▶ Data extract

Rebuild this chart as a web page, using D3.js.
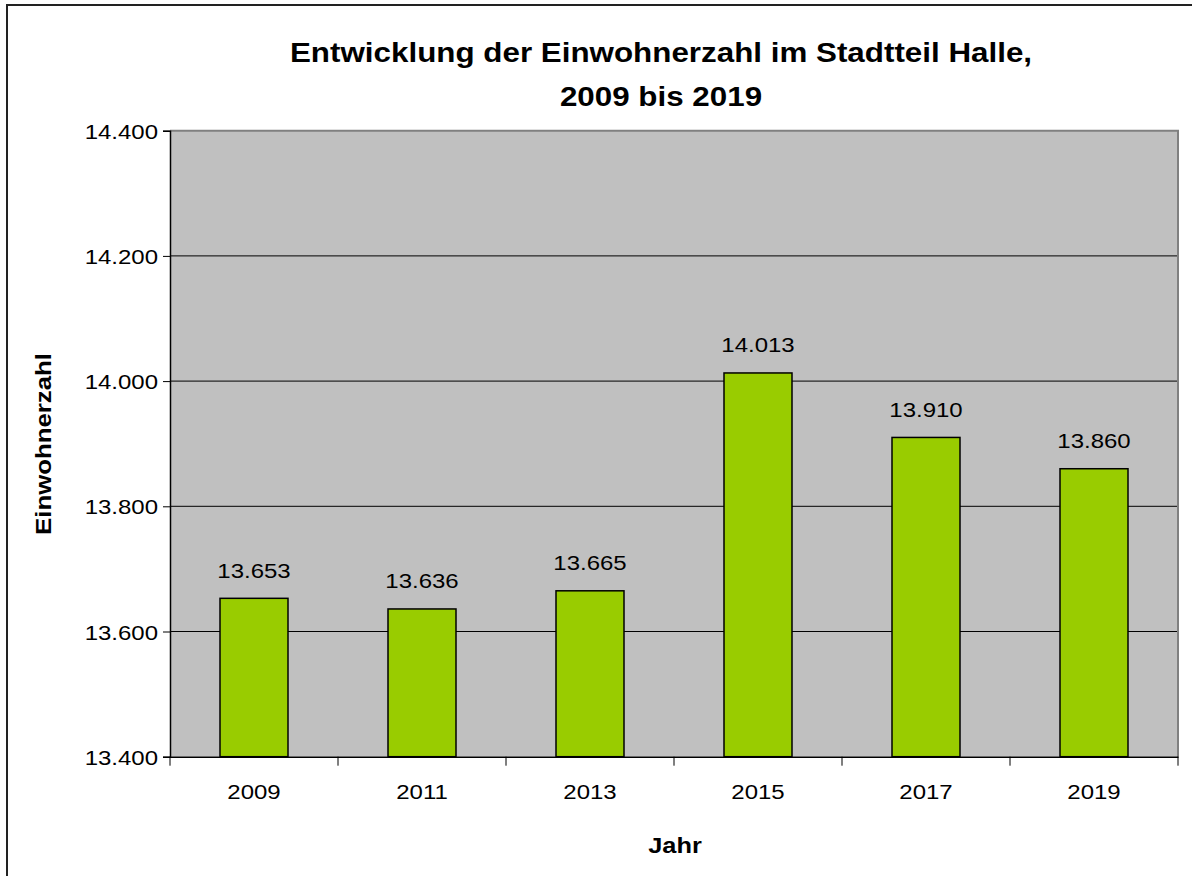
<!DOCTYPE html>
<html><head><meta charset="utf-8">
<script src="https://cdn.jsdelivr.net/npm/d3@7"></script>
<style>body{margin:0;background:#fff}svg{display:block}text{font-family:"Liberation Sans",Arial,sans-serif;fill:#000}</style>
</head><body>
<script>
const years = ["2009","2011","2013","2015","2017","2019"];
const population = [13653,13636,13665,14013,13910,13860];
const yTicks = [13400,13600,13800,14000,14200,14400];
const titleLines = ["Entwicklung der Einwohnerzahl im Stadtteil Halle,","2009 bis 2019"];
const yLabel = "Einwohnerzahl";
const xLabel = "Jahr";

const W=1192,H=876;
const L=170,R=1178,T=130.7,B=756.7;
const svg=d3.select("body").append("svg").attr("width",W).attr("height",H);
const fmt=v=>d3.format(",")(v).replace(/,/g,".");

// outer frame
svg.append("rect").attr("x",7).attr("y",5).attr("width",W).attr("height",H).attr("fill","none").attr("stroke","#222").attr("stroke-width",2);

const x=d3.scaleBand().domain(years).range([L,R]).paddingInner(100/168).paddingOuter(50/168);
const xb=d3.scaleBand().domain(years).range([L,R]);
const y=d3.scaleLinear().domain([13400,14400]).range([B,T]);

svg.append("rect").attr("x",L).attr("y",T).attr("width",R-L).attr("height",B-T).attr("fill","#C0C0C0");
// grid
svg.selectAll(".g").data(yTicks.slice(1,-1)).join("line")
 .attr("x1",L).attr("x2",R).attr("y1",d=>y(d)).attr("y2",d=>y(d)).attr("stroke","#000").attr("stroke-width",1);
// border top/right
svg.append("path").attr("d",`M${L},${T}H${R}V${B}`).attr("fill","none").attr("stroke","#808080").attr("stroke-width",2);

// bars
svg.selectAll(".bar").data(population).join("rect")
 .attr("x",(d,i)=>x(years[i])).attr("width",x.bandwidth())
 .attr("y",d=>y(d)).attr("height",d=>B-y(d))
 .attr("fill","#99CC00").attr("stroke","#000").attr("stroke-width",1.5);

// value labels
const sx=1.17, fs=20.5;
svg.selectAll(".vl").data(population).join("text")
 .attr("transform",(d,i)=>`translate(${x(years[i])+x.bandwidth()/2},${y(d)-20.5}) scale(${sx},1)`)
 .attr("text-anchor","middle").attr("font-size",fs).text(d=>fmt(d));

// y axis
const ya=svg.append("g").attr("transform",`translate(${L},0)`)
 .call(d3.axisLeft(y).tickValues(yTicks).tickSize(7).tickFormat(fmt));
ya.select(".domain").attr("stroke","#000").attr("stroke-width",1.5);
ya.selectAll(".tick line").attr("stroke","#000");
ya.selectAll(".tick text").attr("font-size",fs).attr("font-family",null).attr("dy",null).attr("x",null)
 .attr("transform",`translate(-12,7.5) scale(${sx},1)`);

// x axis
const xa=svg.append("g").attr("transform",`translate(0,${B})`)
 .call(d3.axisBottom(xb).tickSize(0).tickPadding(0));
xa.select(".domain").attr("stroke","#000").attr("stroke-width",1.5);
xa.selectAll(".tick text").attr("font-size",fs).attr("font-family",null).attr("dy",null).attr("y",null)
 .attr("transform",`translate(0,42.5) scale(${sx},1)`);
const bounds=years.map(v=>xb(v)).concat([xb(years[years.length-1])+xb.bandwidth()]);
svg.selectAll(".xt").data(bounds).join("line")
 .attr("x1",d=>d).attr("x2",d=>d).attr("y1",B).attr("y2",B+9).attr("stroke","#000");

// titles
svg.selectAll(".tt").data(titleLines).join("text")
 .attr("transform",(d,i)=>`translate(661,${62+i*44}) scale(1.12,1)`)
 .attr("text-anchor","middle").attr("font-size",28).attr("font-weight","bold").text(d=>d);

svg.append("text").attr("transform",`translate(51,444) rotate(-90) scale(1.2,1)`)
 .attr("text-anchor","middle").attr("font-size",21.5).attr("font-weight","bold").text(yLabel);
svg.append("text").attr("transform",`translate(675,853) scale(1.18,1)`)
 .attr("text-anchor","middle").attr("font-size",21.5).attr("font-weight","bold").text(xLabel);
</script>
</body></html>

▶ Exercise directions
Reproduce the data word for word, excluding its pictures.

▶ Solution below
Rebuild this chart as a web page, using D3.js.
<!DOCTYPE html>
<html><head><meta charset="utf-8">
<script src="https://cdn.jsdelivr.net/npm/d3@7"></script>
<style>body{margin:0;background:#fff}svg{display:block}text{font-family:"Liberation Sans",Arial,sans-serif;fill:#000}</style>
</head><body>
<script>
const years = ["2009","2011","2013","2015","2017","2019"];
const population = [13653,13636,13665,14013,13910,13860];
const yTicks = [13400,13600,13800,14000,14200,14400];
const titleLines = ["Entwicklung der Einwohnerzahl im Stadtteil Halle,","2009 bis 2019"];
const yLabel = "Einwohnerzahl";
const xLabel = "Jahr";

const W=1192,H=876;
const L=170,R=1178,T=130.7,B=756.7;
const svg=d3.select("body").append("svg").attr("width",W).attr("height",H);
const fmt=v=>d3.format(",")(v).replace(/,/g,".");

// outer frame
svg.append("rect").attr("x",7).attr("y",5).attr("width",W).attr("height",H).attr("fill","none").attr("stroke","#222").attr("stroke-width",2);

const x=d3.scaleBand().domain(years).range([L,R]).paddingInner(100/168).paddingOuter(50/168);
const xb=d3.scaleBand().domain(years).range([L,R]);
const y=d3.scaleLinear().domain([13400,14400]).range([B,T]);

svg.append("rect").attr("x",L).attr("y",T).attr("width",R-L).attr("height",B-T).attr("fill","#C0C0C0");
// grid
svg.selectAll(".g").data(yTicks.slice(1,-1)).join("line")
 .attr("x1",L).attr("x2",R).attr("y1",d=>y(d)).attr("y2",d=>y(d)).attr("stroke","#000").attr("stroke-width",1);
// border top/right
svg.append("path").attr("d",`M${L},${T}H${R}V${B}`).attr("fill","none").attr("stroke","#808080").attr("stroke-width",2);

// bars
svg.selectAll(".bar").data(population).join("rect")
 .attr("x",(d,i)=>x(years[i])).attr("width",x.bandwidth())
 .attr("y",d=>y(d)).attr("height",d=>B-y(d))
 .attr("fill","#99CC00").attr("stroke","#000").attr("stroke-width",1.5);

// value labels
const sx=1.17, fs=20.5;
svg.selectAll(".vl").data(population).join("text")
 .attr("transform",(d,i)=>`translate(${x(years[i])+x.bandwidth()/2},${y(d)-20.5}) scale(${sx},1)`)
 .attr("text-anchor","middle").attr("font-size",fs).text(d=>fmt(d));

// y axis
const ya=svg.append("g").attr("transform",`translate(${L},0)`)
 .call(d3.axisLeft(y).tickValues(yTicks).tickSize(7).tickFormat(fmt));
ya.select(".domain").attr("stroke","#000").attr("stroke-width",1.5);
ya.selectAll(".tick line").attr("stroke","#000");
ya.selectAll(".tick text").attr("font-size",fs).attr("font-family",null).attr("dy",null).attr("x",null)
 .attr("transform",`translate(-12,7.5) scale(${sx},1)`);

// x axis
const xa=svg.append("g").attr("transform",`translate(0,${B})`)
 .call(d3.axisBottom(xb).tickSize(0).tickPadding(0));
xa.select(".domain").attr("stroke","#000").attr("stroke-width",1.5);
xa.selectAll(".tick text").attr("font-size",fs).attr("font-family",null).attr("dy",null).attr("y",null)
 .attr("transform",`translate(0,42.5) scale(${sx},1)`);
const bounds=years.map(v=>xb(v)).concat([xb(years[years.length-1])+xb.bandwidth()]);
svg.selectAll(".xt").data(bounds).join("line")
 .attr("x1",d=>d).attr("x2",d=>d).attr("y1",B).attr("y2",B+9).attr("stroke","#000");

// titles
svg.selectAll(".tt").data(titleLines).join("text")
 .attr("transform",(d,i)=>`translate(661,${62+i*44}) scale(1.12,1)`)
 .attr("text-anchor","middle").attr("font-size",28).attr("font-weight","bold").text(d=>d);

svg.append("text").attr("transform",`translate(51,444) rotate(-90) scale(1.2,1)`)
 .attr("text-anchor","middle").attr("font-size",21.5).attr("font-weight","bold").text(yLabel);
svg.append("text").attr("transform",`translate(675,853) scale(1.18,1)`)
 .attr("text-anchor","middle").attr("font-size",21.5).attr("font-weight","bold").text(xLabel);
</script>
</body></html>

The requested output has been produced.